A while back I've purchased Jeff Kitchens Writing A Great Movie: Key tools for successful screenwriting, decent book, and in it is a list of 36 dramatic situations... They are
1. Supplication (asking or begging for help) 2. Deliverance (rescued or being rescued) 3. Crime pursued by vengeance 4. Vengeance taken for kindred upon kindred 5. Pursuit 6. Disaster 7. Falling prey to cruelty or misfortune 8. Revolt 9. Daring enterprise 10. Abduction 11. The enigma 12. Obtaining 13. Enmity of kinsmen 14. Rivalry of kinsmen 15. Murderous Adultery 16. Madness 17. Fatal imprudence 18. Involuntary crimes of love 19. Slaying of kinsmen unrecognized 20. self sacrifice for an ideal 21. self sacrifice for kindred 22. All sacrifice for a passion 23. Necessity of sacrificing loved one 24. Rivalry of superior and inferior 25. Adultery 26. Crimes of love 27. discovery of the dishonesty of a loved one 28. Obstacles of love 29. An enemy loved 30. ambition 31. Conflict with God 32. Mistaken jealousy 33. Erroneous judgement 34. Remorse 35. Recovery of a lost one 36. Loss of loved ones.
Whenever my mind is blank I jot them down one bits of paper and a randomly take out 2-4, I then try and develop a story based on what I've taken out. Helps jumpstart my creativity, figured it might help out others.
I'm inspired by life experience mostly. History is another. I'm rarely inspired by other films. The rest just comes naturally. I try not to think about it.
It's rather the other way around for me. While writing a script, I get so many ideas which distract me from the one script I'm writing right now. I find it hard to keep focused on finishing my current work before drifting into something else.
For me, it's actually the fun part to imagine a story and work it out in my mind, imagine the characters and all that, but the writing part is more or less the 'work' part for me, especially because I'm constantly struggling with my english. I keep rewriting a single page again and again, browsing the web to find better phrasing for what I'm trying to get across. I easily need 1-2 hours to move on from one page to the next, and that's only for a first draft.

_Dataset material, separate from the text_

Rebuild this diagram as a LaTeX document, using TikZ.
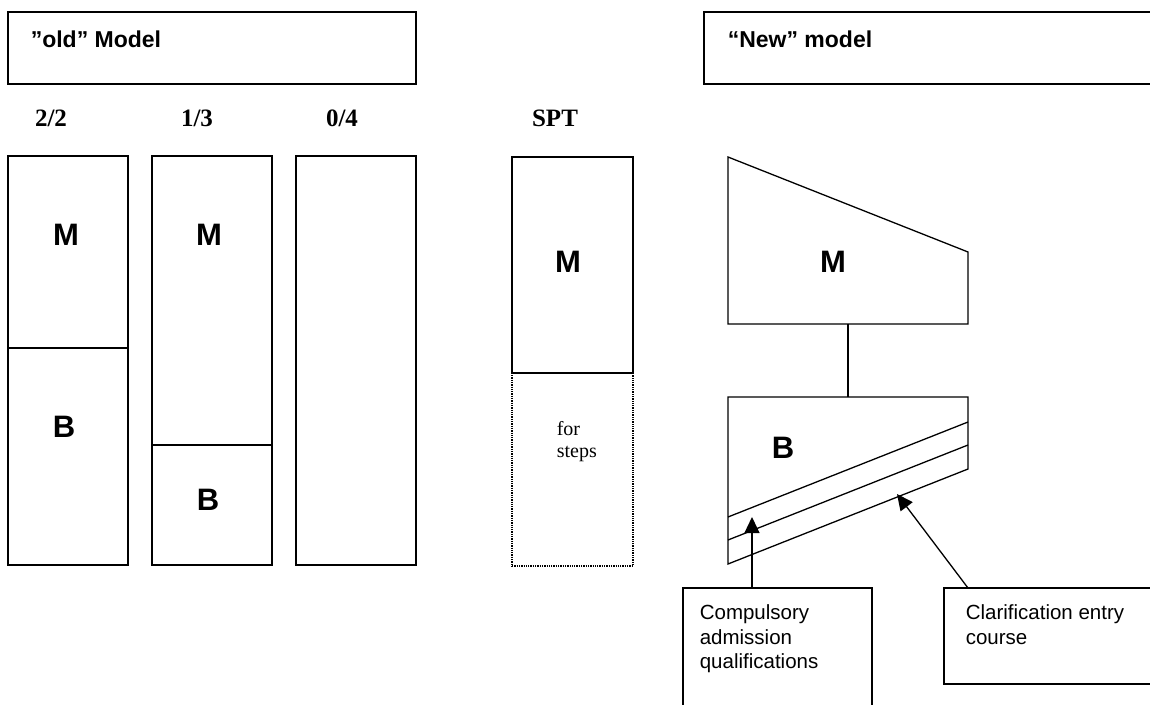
\documentclass[tikz,border=0pt]{standalone}
\usepackage{fontspec}
\setmainfont{Liberation Serif}
\setsansfont{Liberation Sans}
\usetikzlibrary{arrows.meta}
\begin{document}
\begin{tikzpicture}[x=1pt,y=-1pt,line width=1.6pt,
  rbox/.style={draw,rectangle,inner sep=0pt,outer sep=0pt,anchor=north west},
  dotbox/.style={rbox,densely dotted,line width=1.3pt},
  title/.style={anchor=base west,inner sep=0pt,font=\sffamily\bfseries\fontsize{23}{27}\selectfont},
  ratio/.style={anchor=base,inner sep=0pt,font=\rmfamily\bfseries\fontsize{25}{28}\selectfont},
  big/.style={inner sep=0pt,font=\sffamily\bfseries\fontsize{31}{34}\selectfont},
  note/.style={anchor=north west,inner sep=0pt,align=left,font=\sffamily\fontsize{20.5}{24.5}\selectfont},
  serifnote/.style={anchor=north west,inner sep=0pt,align=left,font=\rmfamily\fontsize{20}{21.5}\selectfont},
  thin/.style={line width=1.3pt},
  arr/.style={thin,-{Triangle[length=16pt,width=15pt]}}]
\useasboundingbox (0,0) rectangle (1150,704);
\clip (0,0) rectangle (1150,704);
\fill[white] (0,0) rectangle (1150,704);

% headers
\node[rbox,minimum width=408,minimum height=72] (oldbox) at (8,12) {};
\node[title] (oldt) at (30,47) {”old” Model};
\node[rbox,minimum width=460,minimum height=72] (newbox) at (704,12) {};
\node[title] (newt) at (727,47) {“New” model};

% ratio labels
\node[ratio] (r22) at (51,126) {2/2};
\node[ratio] (r13) at (197,126) {1/3};
\node[ratio] (r04) at (342,126) {0/4};
\node[ratio] (rspt) at (555,126) {SPT};

% old model columns
\node[rbox,minimum width=120,minimum height=192] (c1m) at (8,156) {};
\node[rbox,minimum width=120,minimum height=217] (c1b) at (8,348) {};
\node[big] (c1mt) at (66,235) {M};
\node[big] (c1bt) at (64,427) {B};

\node[rbox,minimum width=120,minimum height=289] (c2m) at (152,156) {};
\node[rbox,minimum width=120,minimum height=120] (c2b) at (152,445) {};
\node[big] (c2mt) at (209,235) {M};
\node[big] (c2bt) at (208,500) {B};

\node[rbox,minimum width=120,minimum height=409] (c3) at (296,156) {};

% SPT column
\node[rbox,minimum width=121,minimum height=216] (sm) at (512,157) {};
\node[big] (smt) at (568,262) {M};
\node[dotbox,minimum width=121,minimum height=193] (sb) at (512,373) {};
\node[serifnote] (sbt) at (556,421) {for\\steps};

% new model shapes
\draw[thin] (728,157) -- (968,252) -- (968,324) -- (728,324) -- cycle;
\node[big] (nmt) at (833,262) {M};
\coordinate (mbot) at (848,324);
\coordinate (btop) at (848,397);
\draw[thin] (mbot) -- (btop);

\draw[thin] (728,397) -- (968,397) -- (968,469) -- (728,564) -- cycle;
\draw[thin] (728,517) -- (968,422);
\draw[thin] (728,540) -- (968,445);
\node[big] (nbt) at (783,448) {B};

% annotation boxes
\node[rbox,thin,minimum width=189,minimum height=140] (comp) at (683,588) {};
\node[note] (compt) at (699,604) {Compulsory\\admission\\qualifications};
\node[rbox,thin,minimum width=230,minimum height=96] (clar) at (944,588) {};
\node[note] (clart) at (965,604) {Clarification entry\\course};

\coordinate (a1s) at (752,588);
\coordinate (a1e) at (752,517);
\coordinate (a2s) at (968,588);
\coordinate (a2e) at (897,494);
\draw[arr] (a1s) -- (a1e);
\draw[arr] (a2s) -- (a2e);
\end{tikzpicture}
\end{document}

My current script went a bit better, I got to page 45 relatively quickly, in about three weeks of writing in the evenings after my day job, but now I'm already stuck there for a week, racking my brain on how to wrap everything up in the final act. If I get stuck it's kind of frustrating and I'm even more intrigued to think of something else.
I do that all the time. I rewrote two old scripts recently after finishing a blockbuster-type feature. I then went on to write the first act of another blockbuster before being drawn to write a comedy I've been thinking about for around two years. I will finish the comedy just to get it out of my system and then go back to the other blockbuster.
Perhaps if you tell yourself that you cannot write anything else until you finish what you're currently writing it may drive you to finish. Besides, simply finishing your first draft is not finishing the script. It is merely the beginning. The real work comes in the rewriting.